Implicit plotting is a powerful way to visualize relationships defined by equations that are not explicitly solved for one variable. In this case, the equation \[ x y^3 + \tan(x+y) = 1 \] defines a curve implicitly. We don't have \( y \) or \( x \) isolated, so tools like a Computer Algebra System (CAS) are particularly useful.Before delving further into analysis, it is important to confirm that the provided point actually lies on the curve. Substitute the coordinates of point \( P\left(\frac{\pi}{4}, 0\right) \) into the equation:

• Replace \( x = \frac{\pi}{4} \) and \( y = 0 \)
• Check if the equation holds: \( \frac{\pi}{4} \times 0^3 + \tan(\frac{\pi}{4} + 0) = 1 \)

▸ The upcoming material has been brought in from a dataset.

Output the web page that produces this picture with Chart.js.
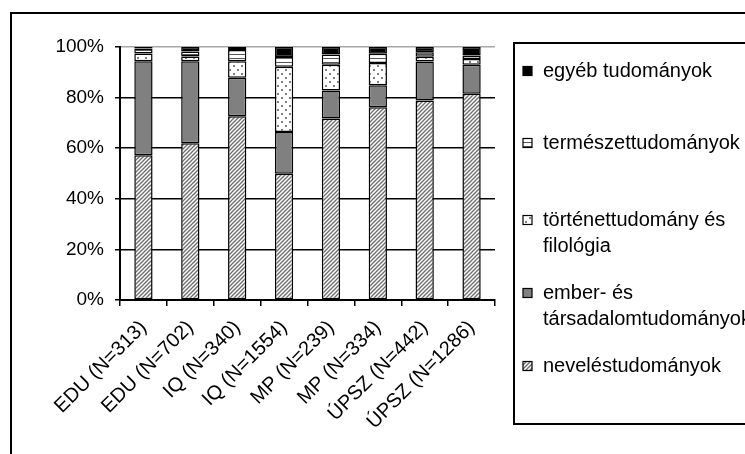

Since \( \tan(\frac{\pi}{4}) = 1 \), the equation simplifies to \( 1 = 1 \), confirming the point is on the curve.
Using implicit plotters, you can observe the full curve and inspect such points visually. This visualization can guide you in understanding the shape and behavior of the curve around points of interest.

Evaluating derivatives implicitly allows us to differentiate equations not solved for one variable. For our implicit function \( x y^3 + \tan(x+y) = 1 \), we want to find \( \frac{dy}{dx} \). This derivative represents the rate of change of \( y \) with respect to \( x \).Here's the differentiation process:
1. **Apply the Product Rule** to \( x y^3 \): The derivative is \( y^3 + 3xy^2 \frac{dy}{dx} \).
2. **Use the Chain Rule** for \( \tan(x+y) \): The derivative becomes \( \sec^2(x+y) (1 + \frac{dy}{dx}) \).
3. **Integrate these derivatives together** to form the equation: \[ y^3 + 3xy^2 \frac{dy}{dx} + \sec^2(x+y) + \sec^2(x+y) \frac{dy}{dx} = 0 \]Simplifying for \( \frac{dy}{dx} \), we isolate this derivative:
\[ \frac{dy}{dx} = -\frac{y^3 + \sec^2(x+y)}{3xy^2 + \sec^2(x+y)} \]
Substituting \( x = \frac{\pi}{4} \) and \( y = 0 \) gives \( \frac{dy}{dx} = -1 \). This value is crucial for determining the slope of the tangent line at point \( P \), enhancing our understanding of the curve's local behavior.